++++ Available data

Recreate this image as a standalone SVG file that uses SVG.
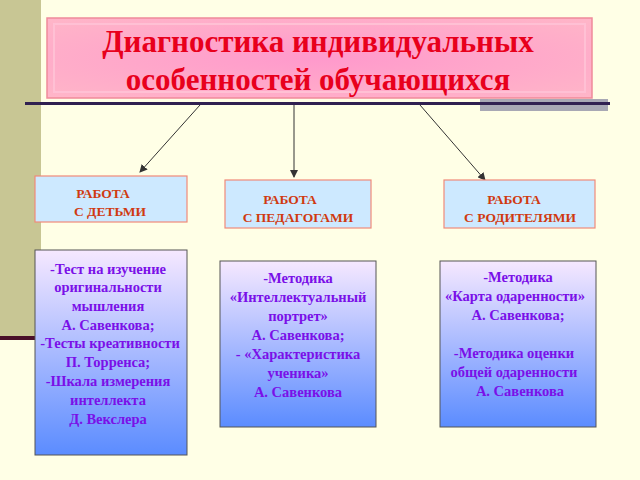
<svg xmlns="http://www.w3.org/2000/svg" width="640" height="480" viewBox="0 0 640 480">
<defs>
<linearGradient id="gb" x1="0" y1="0" x2="0" y2="1"><stop offset="0" stop-color="#f6e8ff"/><stop offset="1" stop-color="#5b8cff"/></linearGradient>
<radialGradient id="gp" cx="0.5" cy="0.5" r="0.7"><stop offset="0" stop-color="#ff99cc"/><stop offset="1" stop-color="#ffb6c8"/></radialGradient>
<marker id="ar" markerWidth="8" markerHeight="8" refX="7" refY="4" orient="auto" markerUnits="userSpaceOnUse"><path d="M0,0 L8,4 L0,8 Z" fill="#333"/></marker>
<style>
.t{font-family:"Liberation Serif",serif;font-weight:bold;text-anchor:middle}
.h{font-size:31px;fill:#e8001c}
.w{font-size:13.5px;fill:#d03a10}
.m{font-size:14.5px;fill:#7a10e8}
.wb{fill:#cde9ff;stroke:#f08a7a;stroke-width:1.2}
.mb{fill:url(#gb);stroke:#555;stroke-width:1}
</style>
</defs>
<rect width="640" height="480" fill="#ffffe6"/>
<rect x="0" y="0" width="41" height="340" fill="#c8c694"/>
<rect x="0" y="336" width="41" height="4" fill="#4a1028"/>
<rect x="480" y="99" width="128" height="12" fill="#a8a8b4"/>
<rect x="25" y="102" width="585" height="3" fill="#302050"/>
<g id="title">
<rect x="47" y="18" width="545" height="80" fill="url(#gp)" stroke="#f08a9a" stroke-width="1.5"/>
<rect x="54" y="24" width="531" height="68" fill="none" stroke="#ffc0d4" stroke-width="2"/>
<text class="t h" x="318" y="52">Диагностика индивидуальных</text>
<text class="t h" x="318" y="90">особенностей обучающихся</text>
</g>
<g id="connectors" stroke="#333" stroke-width="1" fill="none">
<line x1="200" y1="105" x2="140" y2="172" marker-end="url(#ar)"/>
<line x1="294" y1="105" x2="294" y2="177" marker-end="url(#ar)"/>
<line x1="420" y1="105" x2="485" y2="180" marker-end="url(#ar)"/>
</g>
<g id="w1"><rect class="wb" x="35" y="176" width="152" height="46"/>
<text class="t w" x="103" y="198">РАБОТА</text><text class="t w" x="110" y="216">С ДЕТЬМИ</text></g>
<g id="w2"><rect class="wb" x="225" y="180" width="146" height="48"/>
<text class="t w" x="290" y="204">РАБОТА</text><text class="t w" x="298" y="222">С ПЕДАГОГАМИ</text></g>
<g id="w3"><rect class="wb" x="444" y="180" width="151" height="48"/>
<text class="t w" x="514" y="204">РАБОТА</text><text class="t w" x="520" y="222">С РОДИТЕЛЯМИ</text></g>
<g id="m1"><rect class="mb" x="35" y="250" width="152" height="205"/>
<text class="t m"><tspan x="108" y="274">-Тест на изучение</tspan><tspan x="108" y="292">оригинальности</tspan><tspan x="108" y="311">мышления</tspan><tspan x="108" y="330">А. Савенкова;</tspan><tspan x="110" y="348">-Тесты креативности</tspan><tspan x="108" y="367">П. Торренса;</tspan><tspan x="108" y="386">-Шкала измерения</tspan><tspan x="108" y="405">интеллекта</tspan><tspan x="108" y="424">Д. Векслера</tspan></text></g>
<g id="m2"><rect class="mb" x="220" y="261" width="156" height="166"/>
<text class="t m"><tspan x="298" y="283">-Методика</tspan><tspan x="298" y="302">«Интеллектуальный</tspan><tspan x="298" y="321">портрет»</tspan><tspan x="298" y="340">А. Савенкова;</tspan><tspan x="298" y="359">- «Характеристика</tspan><tspan x="298" y="378">ученика»</tspan><tspan x="298" y="397">А. Савенкова</tspan></text></g>
<g id="m3"><rect class="mb" x="440" y="261" width="156" height="166"/>
<text class="t m"><tspan x="518" y="282">-Методика</tspan><tspan x="515" y="301">«Карта одаренности»</tspan><tspan x="518" y="320">А. Савенкова;</tspan><tspan x="514" y="358">-Методика оценки</tspan><tspan x="514" y="377">общей одаренности</tspan><tspan x="520" y="396">А. Савенкова</tspan></text></g>
</svg>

++++++++

> **Task prompt**: Transcribe each line above verbatim, with the pictures left out.

> **Answer to this problem**:
Recreate this image as a standalone SVG file that uses SVG.
<svg xmlns="http://www.w3.org/2000/svg" width="640" height="480" viewBox="0 0 640 480">
<defs>
<linearGradient id="gb" x1="0" y1="0" x2="0" y2="1"><stop offset="0" stop-color="#f6e8ff"/><stop offset="1" stop-color="#5b8cff"/></linearGradient>
<radialGradient id="gp" cx="0.5" cy="0.5" r="0.7"><stop offset="0" stop-color="#ff99cc"/><stop offset="1" stop-color="#ffb6c8"/></radialGradient>
<marker id="ar" markerWidth="8" markerHeight="8" refX="7" refY="4" orient="auto" markerUnits="userSpaceOnUse"><path d="M0,0 L8,4 L0,8 Z" fill="#333"/></marker>
<style>
.t{font-family:"Liberation Serif",serif;font-weight:bold;text-anchor:middle}
.h{font-size:31px;fill:#e8001c}
.w{font-size:13.5px;fill:#d03a10}
.m{font-size:14.5px;fill:#7a10e8}
.wb{fill:#cde9ff;stroke:#f08a7a;stroke-width:1.2}
.mb{fill:url(#gb);stroke:#555;stroke-width:1}
</style>
</defs>
<rect width="640" height="480" fill="#ffffe6"/>
<rect x="0" y="0" width="41" height="340" fill="#c8c694"/>
<rect x="0" y="336" width="41" height="4" fill="#4a1028"/>
<rect x="480" y="99" width="128" height="12" fill="#a8a8b4"/>
<rect x="25" y="102" width="585" height="3" fill="#302050"/>
<g id="title">
<rect x="47" y="18" width="545" height="80" fill="url(#gp)" stroke="#f08a9a" stroke-width="1.5"/>
<rect x="54" y="24" width="531" height="68" fill="none" stroke="#ffc0d4" stroke-width="2"/>
<text class="t h" x="318" y="52">Диагностика индивидуальных</text>
<text class="t h" x="318" y="90">особенностей обучающихся</text>
</g>
<g id="connectors" stroke="#333" stroke-width="1" fill="none">
<line x1="200" y1="105" x2="140" y2="172" marker-end="url(#ar)"/>
<line x1="294" y1="105" x2="294" y2="177" marker-end="url(#ar)"/>
<line x1="420" y1="105" x2="485" y2="180" marker-end="url(#ar)"/>
</g>
<g id="w1"><rect class="wb" x="35" y="176" width="152" height="46"/>
<text class="t w" x="103" y="198">РАБОТА</text><text class="t w" x="110" y="216">С ДЕТЬМИ</text></g>
<g id="w2"><rect class="wb" x="225" y="180" width="146" height="48"/>
<text class="t w" x="290" y="204">РАБОТА</text><text class="t w" x="298" y="222">С ПЕДАГОГАМИ</text></g>
<g id="w3"><rect class="wb" x="444" y="180" width="151" height="48"/>
<text class="t w" x="514" y="204">РАБОТА</text><text class="t w" x="520" y="222">С РОДИТЕЛЯМИ</text></g>
<g id="m1"><rect class="mb" x="35" y="250" width="152" height="205"/>
<text class="t m"><tspan x="108" y="274">-Тест на изучение</tspan><tspan x="108" y="292">оригинальности</tspan><tspan x="108" y="311">мышления</tspan><tspan x="108" y="330">А. Савенкова;</tspan><tspan x="110" y="348">-Тесты креативности</tspan><tspan x="108" y="367">П. Торренса;</tspan><tspan x="108" y="386">-Шкала измерения</tspan><tspan x="108" y="405">интеллекта</tspan><tspan x="108" y="424">Д. Векслера</tspan></text></g>
<g id="m2"><rect class="mb" x="220" y="261" width="156" height="166"/>
<text class="t m"><tspan x="298" y="283">-Методика</tspan><tspan x="298" y="302">«Интеллектуальный</tspan><tspan x="298" y="321">портрет»</tspan><tspan x="298" y="340">А. Савенкова;</tspan><tspan x="298" y="359">- «Характеристика</tspan><tspan x="298" y="378">ученика»</tspan><tspan x="298" y="397">А. Савенкова</tspan></text></g>
<g id="m3"><rect class="mb" x="440" y="261" width="156" height="166"/>
<text class="t m"><tspan x="518" y="282">-Методика</tspan><tspan x="515" y="301">«Карта одаренности»</tspan><tspan x="518" y="320">А. Савенкова;</tspan><tspan x="514" y="358">-Методика оценки</tspan><tspan x="514" y="377">общей одаренности</tspan><tspan x="520" y="396">А. Савенкова</tspan></text></g>
</svg>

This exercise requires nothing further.